[Task]
Exactly the lines from the one with "Reproduce this chart with matplotlib." through the one with "title = 'Parties'" should be returned, both ends included and nothing else. Omit any pictures.

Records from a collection
%%
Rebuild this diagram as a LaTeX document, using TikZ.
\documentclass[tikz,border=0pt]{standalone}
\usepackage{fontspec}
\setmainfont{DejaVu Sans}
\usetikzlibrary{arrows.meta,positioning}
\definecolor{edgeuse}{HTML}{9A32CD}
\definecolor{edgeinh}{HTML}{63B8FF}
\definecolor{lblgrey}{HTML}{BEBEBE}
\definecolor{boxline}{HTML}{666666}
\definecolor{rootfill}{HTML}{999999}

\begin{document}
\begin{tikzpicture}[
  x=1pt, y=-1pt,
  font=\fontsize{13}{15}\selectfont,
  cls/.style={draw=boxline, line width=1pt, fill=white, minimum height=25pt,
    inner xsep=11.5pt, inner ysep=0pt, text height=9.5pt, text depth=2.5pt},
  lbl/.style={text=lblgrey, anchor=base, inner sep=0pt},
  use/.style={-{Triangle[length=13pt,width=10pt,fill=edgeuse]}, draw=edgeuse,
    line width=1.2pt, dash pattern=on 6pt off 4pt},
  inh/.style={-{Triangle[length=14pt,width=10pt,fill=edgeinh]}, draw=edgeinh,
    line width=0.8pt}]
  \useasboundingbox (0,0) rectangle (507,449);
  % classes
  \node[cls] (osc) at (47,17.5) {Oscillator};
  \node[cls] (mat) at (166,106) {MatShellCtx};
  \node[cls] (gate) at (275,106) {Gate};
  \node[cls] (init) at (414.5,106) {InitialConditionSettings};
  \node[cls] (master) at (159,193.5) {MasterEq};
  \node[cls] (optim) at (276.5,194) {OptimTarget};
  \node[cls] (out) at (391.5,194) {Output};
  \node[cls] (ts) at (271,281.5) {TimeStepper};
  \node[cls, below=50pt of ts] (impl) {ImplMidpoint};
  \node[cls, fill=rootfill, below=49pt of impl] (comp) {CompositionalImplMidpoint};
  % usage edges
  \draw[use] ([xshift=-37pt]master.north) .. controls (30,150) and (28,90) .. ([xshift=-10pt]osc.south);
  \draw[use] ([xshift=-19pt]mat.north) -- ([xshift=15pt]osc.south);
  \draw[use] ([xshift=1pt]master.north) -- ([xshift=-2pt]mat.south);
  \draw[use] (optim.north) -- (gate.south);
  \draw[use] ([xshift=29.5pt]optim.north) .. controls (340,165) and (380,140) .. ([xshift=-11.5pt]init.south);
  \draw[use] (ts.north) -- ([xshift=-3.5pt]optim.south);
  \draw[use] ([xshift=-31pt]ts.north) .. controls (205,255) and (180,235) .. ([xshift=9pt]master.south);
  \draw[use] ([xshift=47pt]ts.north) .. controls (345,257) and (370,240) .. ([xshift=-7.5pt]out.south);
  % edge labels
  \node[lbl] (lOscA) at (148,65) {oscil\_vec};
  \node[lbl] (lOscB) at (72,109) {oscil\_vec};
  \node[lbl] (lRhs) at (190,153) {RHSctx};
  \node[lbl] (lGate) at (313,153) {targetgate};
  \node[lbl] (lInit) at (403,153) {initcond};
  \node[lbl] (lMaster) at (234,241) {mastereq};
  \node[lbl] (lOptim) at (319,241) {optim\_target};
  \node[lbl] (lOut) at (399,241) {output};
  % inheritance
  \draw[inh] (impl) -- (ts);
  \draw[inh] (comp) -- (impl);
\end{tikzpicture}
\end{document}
%%
%%
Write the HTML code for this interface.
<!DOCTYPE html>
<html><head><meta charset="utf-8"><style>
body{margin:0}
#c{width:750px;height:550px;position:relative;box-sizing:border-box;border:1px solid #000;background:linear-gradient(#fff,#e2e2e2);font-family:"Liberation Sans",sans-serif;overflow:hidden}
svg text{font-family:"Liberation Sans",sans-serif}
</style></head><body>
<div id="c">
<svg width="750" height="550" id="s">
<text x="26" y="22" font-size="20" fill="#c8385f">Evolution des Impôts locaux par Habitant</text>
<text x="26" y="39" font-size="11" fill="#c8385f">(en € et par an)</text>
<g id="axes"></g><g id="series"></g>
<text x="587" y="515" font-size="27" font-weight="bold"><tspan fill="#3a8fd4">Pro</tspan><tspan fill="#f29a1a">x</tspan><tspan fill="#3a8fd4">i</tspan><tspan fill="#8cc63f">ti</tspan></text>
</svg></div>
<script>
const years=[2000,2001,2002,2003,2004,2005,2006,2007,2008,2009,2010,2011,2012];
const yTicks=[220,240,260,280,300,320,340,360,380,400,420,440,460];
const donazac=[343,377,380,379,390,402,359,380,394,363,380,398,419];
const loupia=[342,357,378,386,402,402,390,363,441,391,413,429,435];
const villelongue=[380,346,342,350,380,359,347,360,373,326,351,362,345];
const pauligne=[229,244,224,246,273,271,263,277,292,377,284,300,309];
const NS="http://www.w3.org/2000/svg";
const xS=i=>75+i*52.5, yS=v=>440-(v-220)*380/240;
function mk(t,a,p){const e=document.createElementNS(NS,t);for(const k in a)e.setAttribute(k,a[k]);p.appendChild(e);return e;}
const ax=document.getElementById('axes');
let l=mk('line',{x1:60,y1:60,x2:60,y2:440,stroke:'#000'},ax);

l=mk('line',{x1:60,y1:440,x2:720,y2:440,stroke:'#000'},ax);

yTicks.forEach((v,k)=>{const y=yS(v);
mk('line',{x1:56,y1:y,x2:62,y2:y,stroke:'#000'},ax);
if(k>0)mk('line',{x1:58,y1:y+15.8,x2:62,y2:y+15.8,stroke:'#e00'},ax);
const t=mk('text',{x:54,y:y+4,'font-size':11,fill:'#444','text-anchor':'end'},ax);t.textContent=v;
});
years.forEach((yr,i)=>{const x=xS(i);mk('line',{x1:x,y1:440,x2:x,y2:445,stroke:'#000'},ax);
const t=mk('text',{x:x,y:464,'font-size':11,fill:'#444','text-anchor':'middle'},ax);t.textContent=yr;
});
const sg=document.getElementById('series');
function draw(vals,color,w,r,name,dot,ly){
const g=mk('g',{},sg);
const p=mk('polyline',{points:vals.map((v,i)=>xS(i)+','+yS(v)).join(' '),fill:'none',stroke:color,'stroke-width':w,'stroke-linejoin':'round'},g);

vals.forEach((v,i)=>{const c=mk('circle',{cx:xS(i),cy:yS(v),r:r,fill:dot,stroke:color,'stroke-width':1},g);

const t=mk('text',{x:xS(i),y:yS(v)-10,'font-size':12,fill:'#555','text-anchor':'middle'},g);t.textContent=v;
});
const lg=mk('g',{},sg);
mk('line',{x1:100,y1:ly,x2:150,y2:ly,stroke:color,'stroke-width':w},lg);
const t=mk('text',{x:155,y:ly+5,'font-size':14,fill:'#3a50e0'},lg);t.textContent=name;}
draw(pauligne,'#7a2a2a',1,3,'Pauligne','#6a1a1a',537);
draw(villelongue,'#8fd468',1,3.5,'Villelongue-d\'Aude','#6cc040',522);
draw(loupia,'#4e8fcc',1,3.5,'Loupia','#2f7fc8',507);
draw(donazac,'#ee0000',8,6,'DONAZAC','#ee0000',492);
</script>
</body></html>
%%
%%
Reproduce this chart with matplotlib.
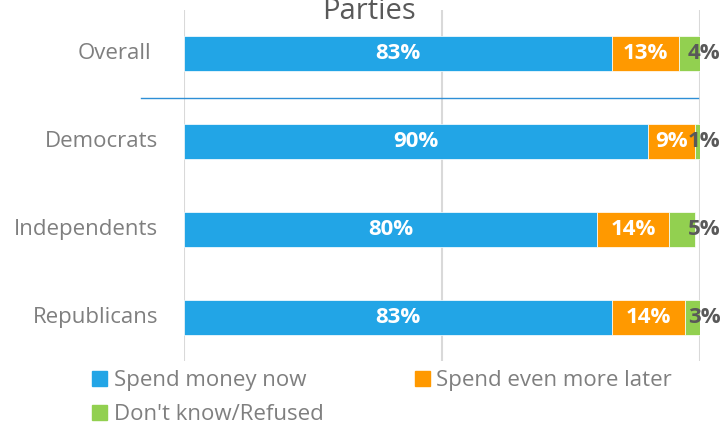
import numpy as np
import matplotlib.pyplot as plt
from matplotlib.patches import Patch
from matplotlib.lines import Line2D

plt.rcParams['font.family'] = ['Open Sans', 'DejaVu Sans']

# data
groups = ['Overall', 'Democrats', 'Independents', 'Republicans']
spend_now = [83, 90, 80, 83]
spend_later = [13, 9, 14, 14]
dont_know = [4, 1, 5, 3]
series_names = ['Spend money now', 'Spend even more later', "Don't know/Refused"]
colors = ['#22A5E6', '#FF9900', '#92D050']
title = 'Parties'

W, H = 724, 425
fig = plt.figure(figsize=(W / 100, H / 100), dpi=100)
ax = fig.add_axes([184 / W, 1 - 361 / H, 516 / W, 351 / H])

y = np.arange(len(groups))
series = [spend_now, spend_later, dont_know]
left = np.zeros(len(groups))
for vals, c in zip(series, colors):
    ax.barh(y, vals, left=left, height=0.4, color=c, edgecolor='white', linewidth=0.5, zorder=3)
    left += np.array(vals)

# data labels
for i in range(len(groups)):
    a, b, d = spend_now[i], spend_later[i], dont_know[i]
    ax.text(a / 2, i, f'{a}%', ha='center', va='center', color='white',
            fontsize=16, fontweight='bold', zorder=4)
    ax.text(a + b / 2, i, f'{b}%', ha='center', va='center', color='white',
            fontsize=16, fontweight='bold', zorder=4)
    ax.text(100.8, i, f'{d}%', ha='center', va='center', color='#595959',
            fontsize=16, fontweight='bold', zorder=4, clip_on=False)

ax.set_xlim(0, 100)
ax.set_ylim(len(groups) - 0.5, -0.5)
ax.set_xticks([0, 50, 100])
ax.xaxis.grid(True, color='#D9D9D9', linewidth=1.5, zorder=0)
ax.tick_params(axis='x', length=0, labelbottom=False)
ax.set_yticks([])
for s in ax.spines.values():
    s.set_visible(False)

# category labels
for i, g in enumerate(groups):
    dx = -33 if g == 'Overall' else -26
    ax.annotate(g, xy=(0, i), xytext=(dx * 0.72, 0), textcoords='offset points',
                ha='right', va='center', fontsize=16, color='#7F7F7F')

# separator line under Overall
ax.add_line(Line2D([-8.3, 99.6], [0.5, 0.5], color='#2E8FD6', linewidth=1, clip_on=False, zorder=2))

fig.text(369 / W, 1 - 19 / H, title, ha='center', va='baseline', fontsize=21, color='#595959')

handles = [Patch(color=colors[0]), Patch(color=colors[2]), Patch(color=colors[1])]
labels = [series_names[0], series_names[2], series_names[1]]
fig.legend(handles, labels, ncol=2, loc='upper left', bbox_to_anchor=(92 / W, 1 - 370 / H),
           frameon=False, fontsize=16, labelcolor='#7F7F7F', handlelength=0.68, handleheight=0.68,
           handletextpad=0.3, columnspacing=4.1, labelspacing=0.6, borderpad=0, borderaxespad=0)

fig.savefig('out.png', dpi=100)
%%
[Completed exercise]
Reproduce this chart with matplotlib.
import numpy as np
import matplotlib.pyplot as plt
from matplotlib.patches import Patch
from matplotlib.lines import Line2D

plt.rcParams['font.family'] = ['Open Sans', 'DejaVu Sans']

# data
groups = ['Overall', 'Democrats', 'Independents', 'Republicans']
spend_now = [83, 90, 80, 83]
spend_later = [13, 9, 14, 14]
dont_know = [4, 1, 5, 3]
series_names = ['Spend money now', 'Spend even more later', "Don't know/Refused"]
colors = ['#22A5E6', '#FF9900', '#92D050']
title = 'Parties'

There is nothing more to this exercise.